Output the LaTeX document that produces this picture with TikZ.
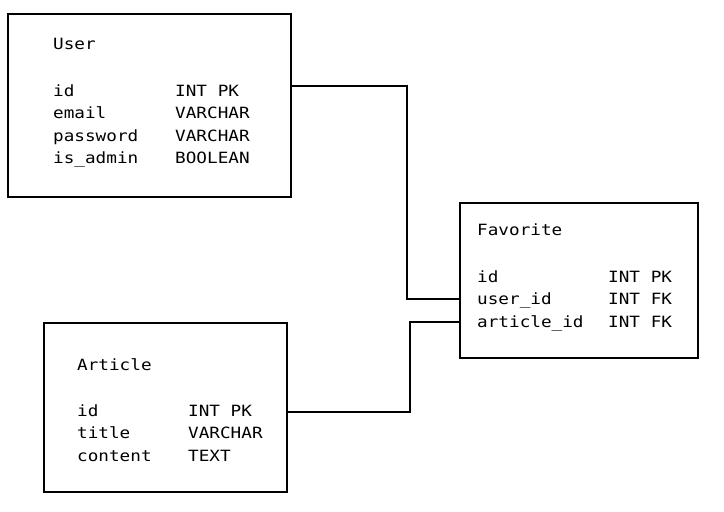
\documentclass[tikz,border=0pt]{standalone}
\usepackage{fontspec}
\newfontfamily\erdmono[FakeStretch=1.14]{DejaVu Sans Mono}
\begin{document}
\begin{tikzpicture}[x=1pt,y=-1pt,
  table/.style={draw=black,line width=2pt,rectangle,inner sep=0pt,fill=white},
  txt/.style={anchor=base west,inner sep=0pt,font=\erdmono\fontsize{15.5}{18}\selectfont,text=black},
  link/.style={draw=black,line width=2pt}]
\useasboundingbox (0,0) rectangle (724,512);
\fill[white] (0,0) rectangle (724,512);
% boxes
\node[table,minimum width=283pt,minimum height=183pt] (user) at (149.5,105.5) {};
\node[table,minimum width=238pt,minimum height=155pt] (fav) at (579,280.5) {};
\node[table,minimum width=243pt,minimum height=168.5pt] (art) at (165.5,407.25) {};
% User text
\node[txt] (ut) at (53,49.3) {User};
\node[txt] (u1a) at (53,96) {id};
\node[txt] (u1b) at (175,96) {INT PK};
\node[txt] (u2a) at (53,118.5) {email};
\node[txt] (u2b) at (175,118.5) {VARCHAR};
\node[txt] (u3a) at (53,141) {password};
\node[txt] (u3b) at (175,141) {VARCHAR};
\node[txt] (u4a) at (53,163.5) {is\_admin};
\node[txt] (u4b) at (175,163.5) {BOOLEAN};
% Favorite text
\node[txt] (ft) at (477,235.7) {Favorite};
\node[txt] (f1a) at (477,282) {id};
\node[txt] (f1b) at (608,282) {INT PK};
\node[txt] (f2a) at (477,304.5) {user\_id};
\node[txt] (f2b) at (608,304.5) {INT FK};
\node[txt] (f3a) at (477,327) {article\_id};
\node[txt] (f3b) at (608,327) {INT FK};
% Article text
\node[txt] (at) at (77,370) {Article};
\node[txt] (a1a) at (77,416) {id};
\node[txt] (a1b) at (188,416) {INT PK};
\node[txt] (a2a) at (77,438.5) {title};
\node[txt] (a2b) at (188,438.5) {VARCHAR};
\node[txt] (a3a) at (77,461) {content};
\node[txt] (a3b) at (188,461) {TEXT};
% connectors
\coordinate (j1a) at (406.7,85.7);
\coordinate (j1b) at (406.7,299);
\coordinate (j2a) at (409.7,321.7);
\coordinate (j2b) at (409.7,411.7);
\draw[link] (j1a -| user.east) -- (j1a) -- (j1b) -- (j1b -| fav.west);
\draw[link] (j2a -| fav.west) -- (j2a) -- (j2b) -- (j2b -| art.east);
\end{tikzpicture}
\end{document}
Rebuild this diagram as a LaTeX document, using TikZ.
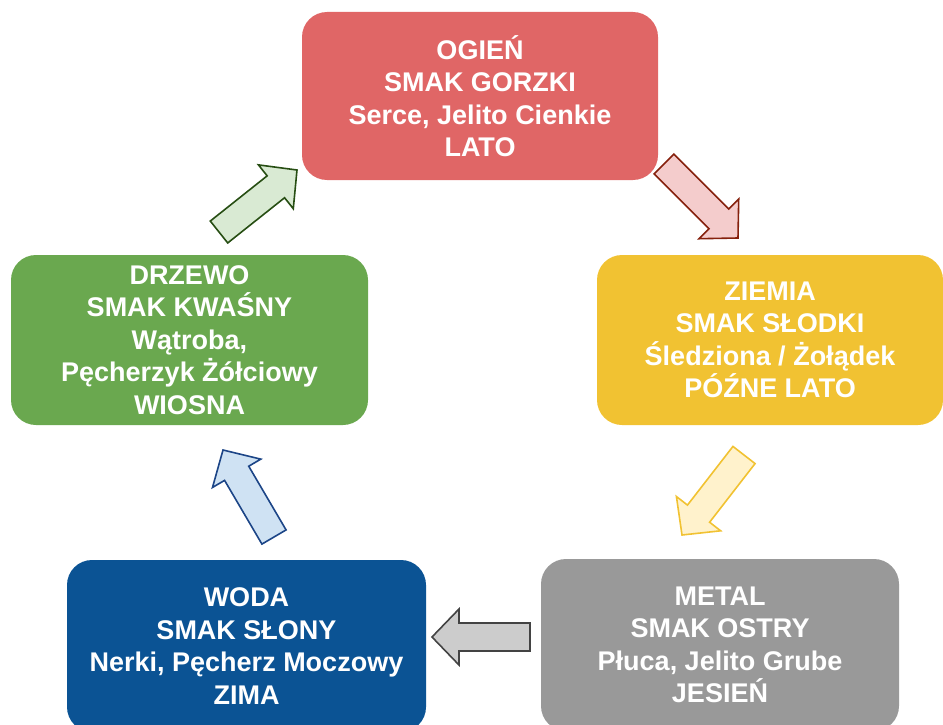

WHAT YOU SHOULD DO.
Exclude the pictures, and transcribe all of the material exactly.

EXERCISE RESPONSE.
Output the LaTeX document that produces this picture with TikZ.
\documentclass[tikz,border=0pt]{standalone}
\usepackage{fontspec}
\newfontfamily\erdmono[FakeStretch=1.14]{DejaVu Sans Mono}
\begin{document}
\begin{tikzpicture}[x=1pt,y=-1pt,
  table/.style={draw=black,line width=2pt,rectangle,inner sep=0pt,fill=white},
  txt/.style={anchor=base west,inner sep=0pt,font=\erdmono\fontsize{15.5}{18}\selectfont,text=black},
  link/.style={draw=black,line width=2pt}]
\useasboundingbox (0,0) rectangle (724,512);
\fill[white] (0,0) rectangle (724,512);
% boxes
\node[table,minimum width=283pt,minimum height=183pt] (user) at (149.5,105.5) {};
\node[table,minimum width=238pt,minimum height=155pt] (fav) at (579,280.5) {};
\node[table,minimum width=243pt,minimum height=168.5pt] (art) at (165.5,407.25) {};
% User text
\node[txt] (ut) at (53,49.3) {User};
\node[txt] (u1a) at (53,96) {id};
\node[txt] (u1b) at (175,96) {INT PK};
\node[txt] (u2a) at (53,118.5) {email};
\node[txt] (u2b) at (175,118.5) {VARCHAR};
\node[txt] (u3a) at (53,141) {password};
\node[txt] (u3b) at (175,141) {VARCHAR};
\node[txt] (u4a) at (53,163.5) {is\_admin};
\node[txt] (u4b) at (175,163.5) {BOOLEAN};
% Favorite text
\node[txt] (ft) at (477,235.7) {Favorite};
\node[txt] (f1a) at (477,282) {id};
\node[txt] (f1b) at (608,282) {INT PK};
\node[txt] (f2a) at (477,304.5) {user\_id};
\node[txt] (f2b) at (608,304.5) {INT FK};
\node[txt] (f3a) at (477,327) {article\_id};
\node[txt] (f3b) at (608,327) {INT FK};
% Article text
\node[txt] (at) at (77,370) {Article};
\node[txt] (a1a) at (77,416) {id};
\node[txt] (a1b) at (188,416) {INT PK};
\node[txt] (a2a) at (77,438.5) {title};
\node[txt] (a2b) at (188,438.5) {VARCHAR};
\node[txt] (a3a) at (77,461) {content};
\node[txt] (a3b) at (188,461) {TEXT};
% connectors
\coordinate (j1a) at (406.7,85.7);
\coordinate (j1b) at (406.7,299);
\coordinate (j2a) at (409.7,321.7);
\coordinate (j2b) at (409.7,411.7);
\draw[link] (j1a -| user.east) -- (j1a) -- (j1b) -- (j1b -| fav.west);
\draw[link] (j2a -| fav.west) -- (j2a) -- (j2b) -- (j2b -| art.east);
\end{tikzpicture}
\end{document}
Rebuild this diagram as a LaTeX document, using TikZ.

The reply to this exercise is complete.